Rep. Elijah Cummings Gets Cut Off at House IRS Hearing
Rep. Elijah Cummings, D-Md., shouted at his House colleague, Rep. Darrell Issa, R-Calif., at a committee hearing on Wednesday to look into alleged IRS targeting of conservative groups.
"Mr. Chairman, you cannot run a committee like this," Cummings, the ranking Democrat on the committee, told Issa, the chairman, at a hearing about the IRS political targeting controversy. "You just cannot do this. This, we are better than that as a country. We're better than that as a committee."
At first, Issa did not silence Cummings, but then the chairman reached over and muted Cummings' microphone, telling him the hearing was over.
"We are adjourned," Issa said.
"I don't care. The fact is I am asking a question," Cummings responded. "I am the ranking member of this committee and I want to ask a question! What are we hiding? What's the big deal? May I ask my question? May I make my statement?"
Issa informed Lois Lerner, a former senior official at the Internal Revenue Service who is at the center of the IRS controversy over targeting of conservative groups and appeared before the committee on Wednesday, as well as the rest of the lawmakers that they were all free to leave.
Issa told Cummings to go ahead and ask his question. After the two became entangled in a disagreement about whether Cummings was asking a procedural question, Issa reiterated the hearing was adjourned and instructed committee staff to "close it down."
All the Republicans on the committee then stood up and walked out of the hearing. Democrats hissed and booed from their seats at the dais, shouting "shame, shame."
But Issa did not immediately follow. He once again asked Cummings to state his question, but Cummings shot back: "If you will sit down and allow me to ask a question.

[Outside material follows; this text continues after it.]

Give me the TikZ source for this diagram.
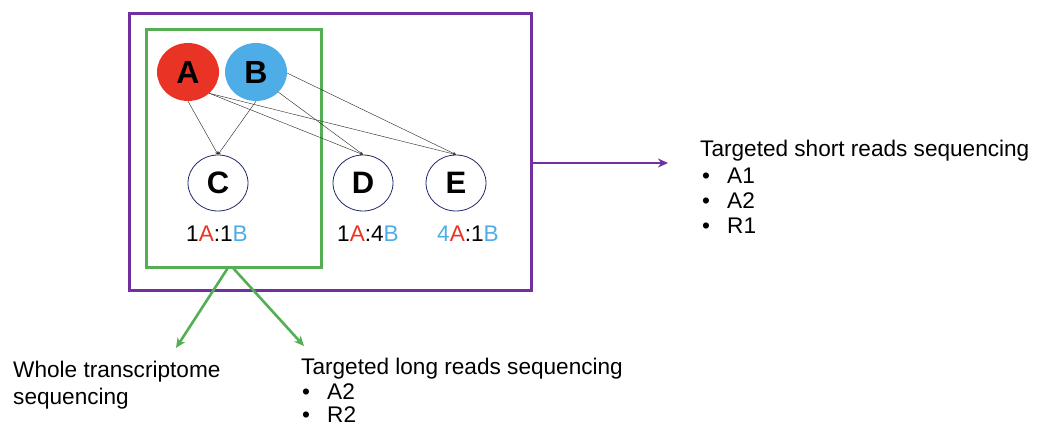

I am a member of the Congress of the United States of America! I am tired of this!" he shouted. "We have members over hear each who represent 700,000 people! You cannot just have a one-sided investigation. There is absolutely something wrong with that and this is absolutely un-American."
Issa then told Cummings, "We had a hearing. It was adjourned. I gave you an opportunity to ask a question. You had no question," and stormed out of the room.
Although the microphones were turned off, the cameras kept rolling as Cummings delivered a statement lambasting Issa for dictating over the committee. Lerner remained seated and listened from the witness table. A few moments later, Cummings yielded back and Lerner left with her lawyer.
Asked whether he felt personally disrespected by Issa, Cummings was reluctant to clash further.
"I'm not going to get into disrespected," he said. "We are determined is not to be distracted, to get to the truth, and so I see it as a distraction. I don't worry about disrespect."
At the hearing of the House Oversight and Government Reform committee, Lerner asserted her Fifth Amendment rights and refused to answer questions.
Last year, Lerner became a chief target of a congressional investigation into whether the agency unfairly targeted conservative organizations applying for tax exempt status.
Lerner, the former IRS director of Exempt Organizations, first refused to answer questions from members of the committee at the May 22 hearing last year. But that day, when Lerner read a statement aloud and authenticated a document for the record under oath, questions arose surrounding the validity of Lerner's assertion of her Fifth Amendment. Republicans asserted her actions waived her right to refuse to testify.
On Wednesday Lerner stuck to the script from her counsel. Nine times she declined to answer questions from Issa.
"On the advice of my counsel, I respectfully exercise my fifth amendment right and decline to answer that question," Lerner repeated over and over.
Issa then said he did not believe Lerner would answer any questions so he tried to adjourn the hearing, which is when the kerfuffle with Cummings began.
"Seeking the truth is the obligation of this committee," Issa said. "I can see no point in going further. I have no expectation that Ms. Lerner will cooperate with this committee and therefore we stand adjourned."
Upon learning that Lerner did not answer questions at the committee again, House Speaker John Boehner did not rule out a vote in the House to hold Lerner in contempt of Congress.
"At some point I believe that she has to testify, or she should be held in contempt," Boehner, R-Ohio, said.